En el anticuado panel de anuncios negro del pasillo no aparecía el nombre de Gustav Humboldt, pero sí que las oficinas de la compañía estaban en la planta veintidós. Llamé a uno de los ascensores de puertas de bronce que me subió con parsimonia.
El corredor al que salí desde el ascensor era austero, pero el tono había cambiado sutilmente. La mitad inferior de las paredes estaba cubierta de la misma manera oscura que se veía en el suelo a ambos lados de la alfombra verde pálido. Sobre los paneles pendían grabados enmarcados de alquimistas medievales con retortas, sapos y murciélagos.
Avancé sobre la espesa alfombra verde hasta una puerta abierta que había a mi derecha. El alfombrado se continuaba al otro lado abriéndose en una gran explanada. La madera oscura se repetía en una mesa escritorio bien pulida. Tras ella había una mujer con un distribuidor telefónico y un procesador de textos. Ella estaba también impecablemente pulida, con el cabello oscuro recogido en un delicado moño que dejaba al descubierto las grandes perlas de unas orejas como conchas. Dejó el ordenador para saludarme con una cortesía experimentada.
– Vengo a ver a Gustav Humboldt -dije, procurando adoptar tono de autoridad.
– Comprendo. ¿Me dice su nombre, por favor?
Le entregué una tarjeta y se volvió con ella hacia los teléfonos. Cuando terminó sonrió con expresión disculpatoria.
– No la encuentro en el calendario de citas, Srta. Warshawski. ¿La espera el Sr. Humboldt?
– Sí. Me ha dejado mensajes por todas partes. Ésta es la primera ocasión que he tenido para contestarlos.
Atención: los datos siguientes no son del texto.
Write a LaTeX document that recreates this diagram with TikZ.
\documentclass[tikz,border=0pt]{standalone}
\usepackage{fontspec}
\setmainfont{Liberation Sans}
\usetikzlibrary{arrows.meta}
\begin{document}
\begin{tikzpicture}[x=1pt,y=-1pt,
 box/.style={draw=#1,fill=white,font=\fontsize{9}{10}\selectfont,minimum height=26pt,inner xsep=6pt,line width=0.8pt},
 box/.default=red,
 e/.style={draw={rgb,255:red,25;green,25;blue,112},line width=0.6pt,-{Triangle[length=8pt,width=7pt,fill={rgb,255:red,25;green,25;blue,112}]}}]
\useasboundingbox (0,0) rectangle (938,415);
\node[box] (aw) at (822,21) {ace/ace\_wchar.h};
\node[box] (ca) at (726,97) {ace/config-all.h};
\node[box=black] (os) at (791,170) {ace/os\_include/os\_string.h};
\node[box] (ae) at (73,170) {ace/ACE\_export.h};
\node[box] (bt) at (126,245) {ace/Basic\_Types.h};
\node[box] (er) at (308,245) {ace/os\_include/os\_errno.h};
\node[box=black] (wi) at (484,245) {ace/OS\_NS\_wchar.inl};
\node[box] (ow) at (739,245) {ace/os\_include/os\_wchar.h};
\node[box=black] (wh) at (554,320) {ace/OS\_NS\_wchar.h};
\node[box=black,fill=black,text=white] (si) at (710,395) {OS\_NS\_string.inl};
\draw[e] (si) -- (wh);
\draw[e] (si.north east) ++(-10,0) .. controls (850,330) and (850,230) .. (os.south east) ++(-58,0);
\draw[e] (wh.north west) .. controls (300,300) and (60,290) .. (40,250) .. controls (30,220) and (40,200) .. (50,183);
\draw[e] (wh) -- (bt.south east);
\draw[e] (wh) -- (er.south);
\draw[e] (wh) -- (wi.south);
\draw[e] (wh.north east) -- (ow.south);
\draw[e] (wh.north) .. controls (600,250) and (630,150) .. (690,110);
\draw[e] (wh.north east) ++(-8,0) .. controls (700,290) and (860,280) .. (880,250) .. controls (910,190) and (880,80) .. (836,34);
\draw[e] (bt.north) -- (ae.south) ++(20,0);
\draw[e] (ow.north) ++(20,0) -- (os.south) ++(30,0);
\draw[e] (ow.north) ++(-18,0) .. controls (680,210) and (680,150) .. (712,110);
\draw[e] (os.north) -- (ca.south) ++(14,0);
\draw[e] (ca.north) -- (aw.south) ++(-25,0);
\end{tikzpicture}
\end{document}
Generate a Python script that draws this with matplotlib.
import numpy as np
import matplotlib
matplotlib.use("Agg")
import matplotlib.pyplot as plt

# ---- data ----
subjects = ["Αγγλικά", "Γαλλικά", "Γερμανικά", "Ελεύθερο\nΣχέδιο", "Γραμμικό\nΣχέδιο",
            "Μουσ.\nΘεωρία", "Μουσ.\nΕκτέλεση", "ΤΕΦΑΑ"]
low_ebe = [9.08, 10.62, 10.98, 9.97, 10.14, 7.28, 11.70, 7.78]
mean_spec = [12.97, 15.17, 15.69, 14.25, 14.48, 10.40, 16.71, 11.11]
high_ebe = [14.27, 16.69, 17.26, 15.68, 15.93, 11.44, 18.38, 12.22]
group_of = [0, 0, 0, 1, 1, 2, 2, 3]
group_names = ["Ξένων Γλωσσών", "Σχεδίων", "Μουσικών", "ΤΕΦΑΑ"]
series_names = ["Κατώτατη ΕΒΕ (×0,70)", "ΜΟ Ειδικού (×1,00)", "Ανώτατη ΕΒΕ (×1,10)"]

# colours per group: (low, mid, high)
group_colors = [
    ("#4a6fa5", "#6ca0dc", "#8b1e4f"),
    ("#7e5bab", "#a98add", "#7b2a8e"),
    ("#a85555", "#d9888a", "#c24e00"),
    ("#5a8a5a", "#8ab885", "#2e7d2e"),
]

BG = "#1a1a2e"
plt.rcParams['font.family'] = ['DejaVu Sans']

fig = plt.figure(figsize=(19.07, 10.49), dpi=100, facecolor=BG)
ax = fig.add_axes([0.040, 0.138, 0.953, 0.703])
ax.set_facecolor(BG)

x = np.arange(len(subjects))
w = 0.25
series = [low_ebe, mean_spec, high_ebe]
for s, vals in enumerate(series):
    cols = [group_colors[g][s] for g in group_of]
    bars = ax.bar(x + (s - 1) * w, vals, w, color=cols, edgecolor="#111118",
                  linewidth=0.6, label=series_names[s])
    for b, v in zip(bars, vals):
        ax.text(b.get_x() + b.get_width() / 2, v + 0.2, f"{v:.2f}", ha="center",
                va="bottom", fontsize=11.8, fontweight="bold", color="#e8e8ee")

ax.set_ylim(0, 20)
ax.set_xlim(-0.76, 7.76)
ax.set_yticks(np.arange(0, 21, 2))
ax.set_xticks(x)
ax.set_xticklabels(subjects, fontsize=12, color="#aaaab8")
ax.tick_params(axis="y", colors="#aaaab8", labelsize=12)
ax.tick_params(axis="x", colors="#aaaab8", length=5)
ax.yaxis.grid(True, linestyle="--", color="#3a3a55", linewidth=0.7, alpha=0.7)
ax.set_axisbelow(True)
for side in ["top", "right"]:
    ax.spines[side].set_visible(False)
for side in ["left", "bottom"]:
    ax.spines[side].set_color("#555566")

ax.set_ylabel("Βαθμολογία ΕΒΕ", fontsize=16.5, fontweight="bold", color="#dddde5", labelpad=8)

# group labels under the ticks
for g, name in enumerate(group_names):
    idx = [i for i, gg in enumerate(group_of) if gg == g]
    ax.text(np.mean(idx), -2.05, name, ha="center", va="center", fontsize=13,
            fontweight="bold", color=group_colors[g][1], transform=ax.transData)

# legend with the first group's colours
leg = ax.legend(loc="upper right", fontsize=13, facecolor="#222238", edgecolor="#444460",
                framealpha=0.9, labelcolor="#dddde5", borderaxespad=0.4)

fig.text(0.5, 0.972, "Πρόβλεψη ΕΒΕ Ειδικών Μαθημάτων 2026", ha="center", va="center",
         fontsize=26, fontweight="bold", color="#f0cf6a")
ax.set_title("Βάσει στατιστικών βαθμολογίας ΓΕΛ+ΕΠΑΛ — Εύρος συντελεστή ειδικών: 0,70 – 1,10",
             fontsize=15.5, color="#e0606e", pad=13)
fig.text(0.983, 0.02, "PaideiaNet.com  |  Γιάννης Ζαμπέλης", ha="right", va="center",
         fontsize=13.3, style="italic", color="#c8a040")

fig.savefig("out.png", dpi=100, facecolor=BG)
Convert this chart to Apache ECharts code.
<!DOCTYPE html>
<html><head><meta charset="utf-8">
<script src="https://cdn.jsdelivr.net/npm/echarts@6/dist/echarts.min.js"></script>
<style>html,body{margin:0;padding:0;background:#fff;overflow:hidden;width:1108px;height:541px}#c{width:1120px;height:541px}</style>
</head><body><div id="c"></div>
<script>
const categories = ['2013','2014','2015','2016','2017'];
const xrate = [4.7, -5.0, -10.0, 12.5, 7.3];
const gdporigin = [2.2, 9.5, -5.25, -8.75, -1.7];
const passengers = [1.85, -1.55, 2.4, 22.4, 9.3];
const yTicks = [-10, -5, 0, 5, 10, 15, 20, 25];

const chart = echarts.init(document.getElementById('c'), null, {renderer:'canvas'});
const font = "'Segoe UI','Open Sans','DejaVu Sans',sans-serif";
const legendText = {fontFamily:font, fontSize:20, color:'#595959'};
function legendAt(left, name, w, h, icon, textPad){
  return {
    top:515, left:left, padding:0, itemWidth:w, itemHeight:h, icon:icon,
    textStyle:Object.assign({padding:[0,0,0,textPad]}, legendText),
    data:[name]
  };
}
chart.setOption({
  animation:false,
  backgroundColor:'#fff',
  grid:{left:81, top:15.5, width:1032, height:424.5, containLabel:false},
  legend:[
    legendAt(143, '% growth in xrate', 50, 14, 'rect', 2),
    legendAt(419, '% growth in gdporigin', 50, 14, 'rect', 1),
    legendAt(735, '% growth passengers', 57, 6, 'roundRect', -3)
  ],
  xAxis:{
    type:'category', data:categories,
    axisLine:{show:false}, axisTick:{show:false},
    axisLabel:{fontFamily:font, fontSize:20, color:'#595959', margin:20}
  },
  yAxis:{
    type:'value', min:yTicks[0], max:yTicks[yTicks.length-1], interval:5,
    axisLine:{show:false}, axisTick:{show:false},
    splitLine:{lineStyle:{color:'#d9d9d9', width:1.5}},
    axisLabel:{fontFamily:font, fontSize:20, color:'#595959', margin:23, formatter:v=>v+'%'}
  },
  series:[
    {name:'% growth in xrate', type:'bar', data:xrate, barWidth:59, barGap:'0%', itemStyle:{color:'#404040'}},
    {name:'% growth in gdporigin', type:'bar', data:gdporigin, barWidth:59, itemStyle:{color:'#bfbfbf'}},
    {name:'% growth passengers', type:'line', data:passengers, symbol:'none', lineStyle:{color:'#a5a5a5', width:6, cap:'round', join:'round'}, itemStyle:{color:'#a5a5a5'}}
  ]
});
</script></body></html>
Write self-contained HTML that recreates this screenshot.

Regresó a los teléfonos. Esta vez, cuando terminó me pidió que me sentara. Me acomodé en un sillón con relleno excesivo y empecé a hojear un número del informe anual convenientemente depositado a su lado. Las operaciones brasileñas de Humboldt mostraban un asombroso crecimiento en el año anterior, constituyendo un sesenta por ciento de los beneficios del exterior. La inversión de un capital de 500 millones de dólares en el Plan del Río Amazonas rendía ya suculentos dividendos. No pude evitar preguntarme cuánto desarrollo haría falta para que el Amazonas adquiriera el aspecto del Calumet.